:: Data shown

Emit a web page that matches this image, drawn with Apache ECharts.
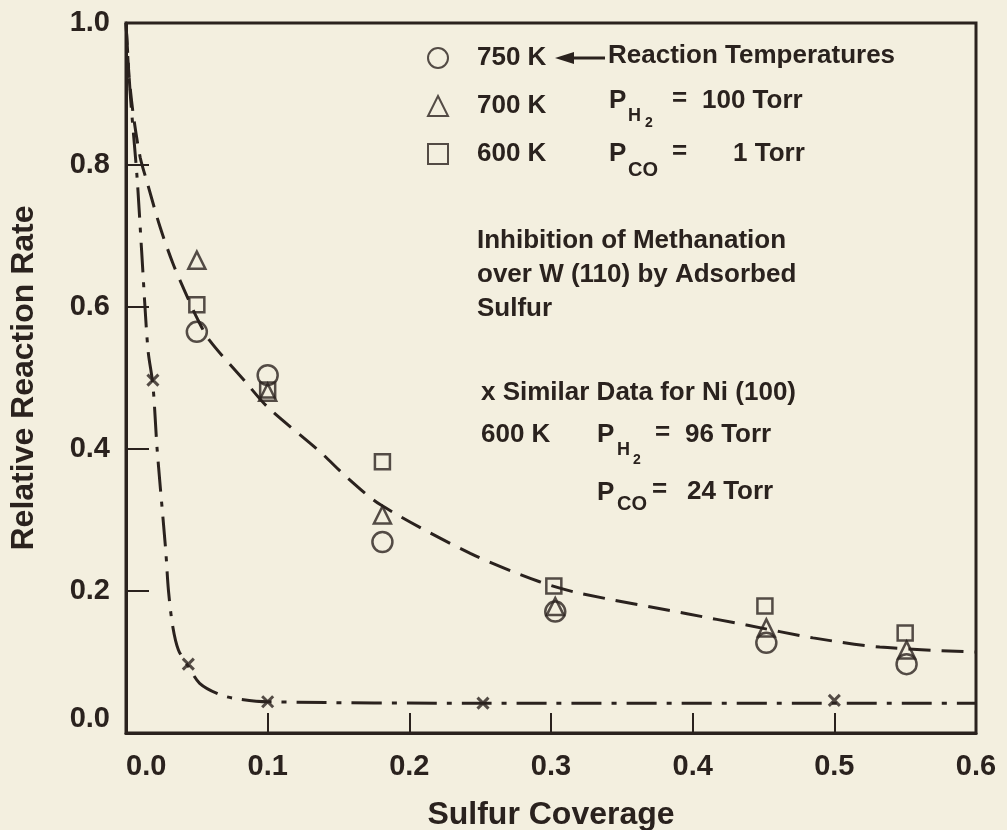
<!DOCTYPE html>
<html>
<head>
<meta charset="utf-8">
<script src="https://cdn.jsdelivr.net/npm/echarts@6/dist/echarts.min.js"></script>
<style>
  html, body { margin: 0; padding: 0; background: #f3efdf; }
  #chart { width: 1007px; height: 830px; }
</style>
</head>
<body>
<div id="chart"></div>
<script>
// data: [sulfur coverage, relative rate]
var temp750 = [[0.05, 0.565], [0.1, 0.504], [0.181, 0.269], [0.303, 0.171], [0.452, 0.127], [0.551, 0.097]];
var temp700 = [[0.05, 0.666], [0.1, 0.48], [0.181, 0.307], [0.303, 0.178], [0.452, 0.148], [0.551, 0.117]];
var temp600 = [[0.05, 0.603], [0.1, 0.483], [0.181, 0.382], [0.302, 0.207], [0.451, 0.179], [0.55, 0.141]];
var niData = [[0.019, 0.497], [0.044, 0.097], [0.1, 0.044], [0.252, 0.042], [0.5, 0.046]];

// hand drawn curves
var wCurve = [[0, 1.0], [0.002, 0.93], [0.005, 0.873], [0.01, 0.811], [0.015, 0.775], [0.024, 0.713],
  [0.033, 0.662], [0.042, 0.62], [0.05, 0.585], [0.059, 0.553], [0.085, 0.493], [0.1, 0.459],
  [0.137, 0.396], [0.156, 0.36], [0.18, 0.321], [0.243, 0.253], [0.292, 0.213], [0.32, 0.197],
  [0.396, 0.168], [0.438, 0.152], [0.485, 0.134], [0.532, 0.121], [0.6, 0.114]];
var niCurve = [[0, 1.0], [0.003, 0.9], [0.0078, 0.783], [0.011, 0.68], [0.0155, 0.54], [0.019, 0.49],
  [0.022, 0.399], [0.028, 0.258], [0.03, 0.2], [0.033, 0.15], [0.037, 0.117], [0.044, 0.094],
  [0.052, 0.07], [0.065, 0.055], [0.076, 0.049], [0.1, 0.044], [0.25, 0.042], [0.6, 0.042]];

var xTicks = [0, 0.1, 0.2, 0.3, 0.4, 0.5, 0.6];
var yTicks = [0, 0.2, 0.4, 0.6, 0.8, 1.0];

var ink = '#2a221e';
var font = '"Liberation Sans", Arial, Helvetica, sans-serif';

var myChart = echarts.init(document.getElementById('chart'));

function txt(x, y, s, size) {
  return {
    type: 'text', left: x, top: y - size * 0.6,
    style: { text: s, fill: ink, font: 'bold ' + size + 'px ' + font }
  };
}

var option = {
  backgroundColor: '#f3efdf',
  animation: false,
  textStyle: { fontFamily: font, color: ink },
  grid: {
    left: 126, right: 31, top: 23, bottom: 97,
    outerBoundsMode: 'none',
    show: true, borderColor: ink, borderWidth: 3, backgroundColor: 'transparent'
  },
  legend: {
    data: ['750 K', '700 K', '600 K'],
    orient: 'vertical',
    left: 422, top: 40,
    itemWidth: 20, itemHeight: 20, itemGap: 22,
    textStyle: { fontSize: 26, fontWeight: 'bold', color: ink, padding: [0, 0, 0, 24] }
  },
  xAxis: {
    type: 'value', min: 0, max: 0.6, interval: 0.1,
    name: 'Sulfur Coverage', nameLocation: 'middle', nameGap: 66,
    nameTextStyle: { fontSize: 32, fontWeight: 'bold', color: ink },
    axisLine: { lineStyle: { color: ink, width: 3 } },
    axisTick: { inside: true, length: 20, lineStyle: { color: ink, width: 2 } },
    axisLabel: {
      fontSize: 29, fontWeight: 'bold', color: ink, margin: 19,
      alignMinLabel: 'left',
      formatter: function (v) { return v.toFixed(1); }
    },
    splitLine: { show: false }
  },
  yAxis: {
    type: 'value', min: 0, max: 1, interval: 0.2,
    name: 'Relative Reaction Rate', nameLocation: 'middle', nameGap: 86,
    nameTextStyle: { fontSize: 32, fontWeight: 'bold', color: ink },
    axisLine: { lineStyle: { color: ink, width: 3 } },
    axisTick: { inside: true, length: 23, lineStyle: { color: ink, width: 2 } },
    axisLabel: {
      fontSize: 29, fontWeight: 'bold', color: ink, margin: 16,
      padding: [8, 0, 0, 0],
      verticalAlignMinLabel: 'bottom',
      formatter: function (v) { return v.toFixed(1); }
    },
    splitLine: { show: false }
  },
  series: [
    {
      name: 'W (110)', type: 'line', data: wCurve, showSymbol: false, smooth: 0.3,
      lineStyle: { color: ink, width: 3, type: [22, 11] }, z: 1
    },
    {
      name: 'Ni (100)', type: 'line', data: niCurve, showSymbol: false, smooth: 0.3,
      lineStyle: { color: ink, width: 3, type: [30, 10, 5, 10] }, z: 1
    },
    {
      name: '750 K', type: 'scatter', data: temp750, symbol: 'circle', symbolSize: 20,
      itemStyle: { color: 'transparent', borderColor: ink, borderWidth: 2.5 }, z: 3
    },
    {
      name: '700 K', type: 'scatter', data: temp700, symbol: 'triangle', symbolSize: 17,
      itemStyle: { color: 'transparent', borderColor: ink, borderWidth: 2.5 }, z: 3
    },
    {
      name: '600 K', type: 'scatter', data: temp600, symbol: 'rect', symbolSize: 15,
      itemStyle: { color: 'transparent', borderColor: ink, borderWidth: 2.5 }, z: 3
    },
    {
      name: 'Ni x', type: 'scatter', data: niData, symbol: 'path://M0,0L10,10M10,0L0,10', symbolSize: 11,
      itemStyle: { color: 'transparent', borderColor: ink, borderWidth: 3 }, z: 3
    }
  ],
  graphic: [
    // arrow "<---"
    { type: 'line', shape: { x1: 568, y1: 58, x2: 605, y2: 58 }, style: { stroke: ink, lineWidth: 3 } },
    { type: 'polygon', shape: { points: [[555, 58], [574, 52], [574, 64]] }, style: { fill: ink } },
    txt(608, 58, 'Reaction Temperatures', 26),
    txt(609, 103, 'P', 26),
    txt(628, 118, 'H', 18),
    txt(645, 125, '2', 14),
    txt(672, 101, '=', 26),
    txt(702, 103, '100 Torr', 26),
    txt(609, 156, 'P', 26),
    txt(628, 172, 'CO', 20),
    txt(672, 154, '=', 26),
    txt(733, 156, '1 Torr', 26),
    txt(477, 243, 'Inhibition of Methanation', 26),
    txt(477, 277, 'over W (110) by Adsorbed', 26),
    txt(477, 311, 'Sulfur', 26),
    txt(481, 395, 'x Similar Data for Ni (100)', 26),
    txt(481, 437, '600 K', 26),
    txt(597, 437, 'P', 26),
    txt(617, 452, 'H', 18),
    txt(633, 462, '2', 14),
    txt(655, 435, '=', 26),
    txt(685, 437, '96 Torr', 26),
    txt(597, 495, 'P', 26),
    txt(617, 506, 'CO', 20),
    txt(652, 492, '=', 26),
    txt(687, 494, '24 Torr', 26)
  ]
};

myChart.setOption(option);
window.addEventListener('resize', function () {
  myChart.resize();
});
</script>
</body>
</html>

::::

» **Exercise**
All of the material above should be reproduced exactly, except the pictures.

» **Final answer**
Emit a web page that matches this image, drawn with Apache ECharts.
<!DOCTYPE html>
<html>
<head>
<meta charset="utf-8">
<script src="https://cdn.jsdelivr.net/npm/echarts@6/dist/echarts.min.js"></script>
<style>
  html, body { margin: 0; padding: 0; background: #f3efdf; }
  #chart { width: 1007px; height: 830px; }
</style>
</head>
<body>
<div id="chart"></div>
<script>
// data: [sulfur coverage, relative rate]
var temp750 = [[0.05, 0.565], [0.1, 0.504], [0.181, 0.269], [0.303, 0.171], [0.452, 0.127], [0.551, 0.097]];
var temp700 = [[0.05, 0.666], [0.1, 0.48], [0.181, 0.307], [0.303, 0.178], [0.452, 0.148], [0.551, 0.117]];
var temp600 = [[0.05, 0.603], [0.1, 0.483], [0.181, 0.382], [0.302, 0.207], [0.451, 0.179], [0.55, 0.141]];
var niData = [[0.019, 0.497], [0.044, 0.097], [0.1, 0.044], [0.252, 0.042], [0.5, 0.046]];

// hand drawn curves
var wCurve = [[0, 1.0], [0.002, 0.93], [0.005, 0.873], [0.01, 0.811], [0.015, 0.775], [0.024, 0.713],
  [0.033, 0.662], [0.042, 0.62], [0.05, 0.585], [0.059, 0.553], [0.085, 0.493], [0.1, 0.459],
  [0.137, 0.396], [0.156, 0.36], [0.18, 0.321], [0.243, 0.253], [0.292, 0.213], [0.32, 0.197],
  [0.396, 0.168], [0.438, 0.152], [0.485, 0.134], [0.532, 0.121], [0.6, 0.114]];
var niCurve = [[0, 1.0], [0.003, 0.9], [0.0078, 0.783], [0.011, 0.68], [0.0155, 0.54], [0.019, 0.49],
  [0.022, 0.399], [0.028, 0.258], [0.03, 0.2], [0.033, 0.15], [0.037, 0.117], [0.044, 0.094],
  [0.052, 0.07], [0.065, 0.055], [0.076, 0.049], [0.1, 0.044], [0.25, 0.042], [0.6, 0.042]];

var xTicks = [0, 0.1, 0.2, 0.3, 0.4, 0.5, 0.6];
var yTicks = [0, 0.2, 0.4, 0.6, 0.8, 1.0];

var ink = '#2a221e';
var font = '"Liberation Sans", Arial, Helvetica, sans-serif';

var myChart = echarts.init(document.getElementById('chart'));

function txt(x, y, s, size) {
  return {
    type: 'text', left: x, top: y - size * 0.6,
    style: { text: s, fill: ink, font: 'bold ' + size + 'px ' + font }
  };
}

var option = {
  backgroundColor: '#f3efdf',
  animation: false,
  textStyle: { fontFamily: font, color: ink },
  grid: {
    left: 126, right: 31, top: 23, bottom: 97,
    outerBoundsMode: 'none',
    show: true, borderColor: ink, borderWidth: 3, backgroundColor: 'transparent'
  },
  legend: {
    data: ['750 K', '700 K', '600 K'],
    orient: 'vertical',
    left: 422, top: 40,
    itemWidth: 20, itemHeight: 20, itemGap: 22,
    textStyle: { fontSize: 26, fontWeight: 'bold', color: ink, padding: [0, 0, 0, 24] }
  },
  xAxis: {
    type: 'value', min: 0, max: 0.6, interval: 0.1,
    name: 'Sulfur Coverage', nameLocation: 'middle', nameGap: 66,
    nameTextStyle: { fontSize: 32, fontWeight: 'bold', color: ink },
    axisLine: { lineStyle: { color: ink, width: 3 } },
    axisTick: { inside: true, length: 20, lineStyle: { color: ink, width: 2 } },
    axisLabel: {
      fontSize: 29, fontWeight: 'bold', color: ink, margin: 19,
      alignMinLabel: 'left',
      formatter: function (v) { return v.toFixed(1); }
    },
    splitLine: { show: false }
  },
  yAxis: {
    type: 'value', min: 0, max: 1, interval: 0.2,
    name: 'Relative Reaction Rate', nameLocation: 'middle', nameGap: 86,
    nameTextStyle: { fontSize: 32, fontWeight: 'bold', color: ink },
    axisLine: { lineStyle: { color: ink, width: 3 } },
    axisTick: { inside: true, length: 23, lineStyle: { color: ink, width: 2 } },
    axisLabel: {
      fontSize: 29, fontWeight: 'bold', color: ink, margin: 16,
      padding: [8, 0, 0, 0],
      verticalAlignMinLabel: 'bottom',
      formatter: function (v) { return v.toFixed(1); }
    },
    splitLine: { show: false }
  },
  series: [
    {
      name: 'W (110)', type: 'line', data: wCurve, showSymbol: false, smooth: 0.3,
      lineStyle: { color: ink, width: 3, type: [22, 11] }, z: 1
    },
    {
      name: 'Ni (100)', type: 'line', data: niCurve, showSymbol: false, smooth: 0.3,
      lineStyle: { color: ink, width: 3, type: [30, 10, 5, 10] }, z: 1
    },
    {
      name: '750 K', type: 'scatter', data: temp750, symbol: 'circle', symbolSize: 20,
      itemStyle: { color: 'transparent', borderColor: ink, borderWidth: 2.5 }, z: 3
    },
    {
      name: '700 K', type: 'scatter', data: temp700, symbol: 'triangle', symbolSize: 17,
      itemStyle: { color: 'transparent', borderColor: ink, borderWidth: 2.5 }, z: 3
    },
    {
      name: '600 K', type: 'scatter', data: temp600, symbol: 'rect', symbolSize: 15,
      itemStyle: { color: 'transparent', borderColor: ink, borderWidth: 2.5 }, z: 3
    },
    {
      name: 'Ni x', type: 'scatter', data: niData, symbol: 'path://M0,0L10,10M10,0L0,10', symbolSize: 11,
      itemStyle: { color: 'transparent', borderColor: ink, borderWidth: 3 }, z: 3
    }
  ],
  graphic: [
    // arrow "<---"
    { type: 'line', shape: { x1: 568, y1: 58, x2: 605, y2: 58 }, style: { stroke: ink, lineWidth: 3 } },
    { type: 'polygon', shape: { points: [[555, 58], [574, 52], [574, 64]] }, style: { fill: ink } },
    txt(608, 58, 'Reaction Temperatures', 26),
    txt(609, 103, 'P', 26),
    txt(628, 118, 'H', 18),
    txt(645, 125, '2', 14),
    txt(672, 101, '=', 26),
    txt(702, 103, '100 Torr', 26),
    txt(609, 156, 'P', 26),
    txt(628, 172, 'CO', 20),
    txt(672, 154, '=', 26),
    txt(733, 156, '1 Torr', 26),
    txt(477, 243, 'Inhibition of Methanation', 26),
    txt(477, 277, 'over W (110) by Adsorbed', 26),
    txt(477, 311, 'Sulfur', 26),
    txt(481, 395, 'x Similar Data for Ni (100)', 26),
    txt(481, 437, '600 K', 26),
    txt(597, 437, 'P', 26),
    txt(617, 452, 'H', 18),
    txt(633, 462, '2', 14),
    txt(655, 435, '=', 26),
    txt(685, 437, '96 Torr', 26),
    txt(597, 495, 'P', 26),
    txt(617, 506, 'CO', 20),
    txt(652, 492, '=', 26),
    txt(687, 494, '24 Torr', 26)
  ]
};

myChart.setOption(option);
window.addEventListener('resize', function () {
  myChart.resize();
});
</script>
</body>
</html>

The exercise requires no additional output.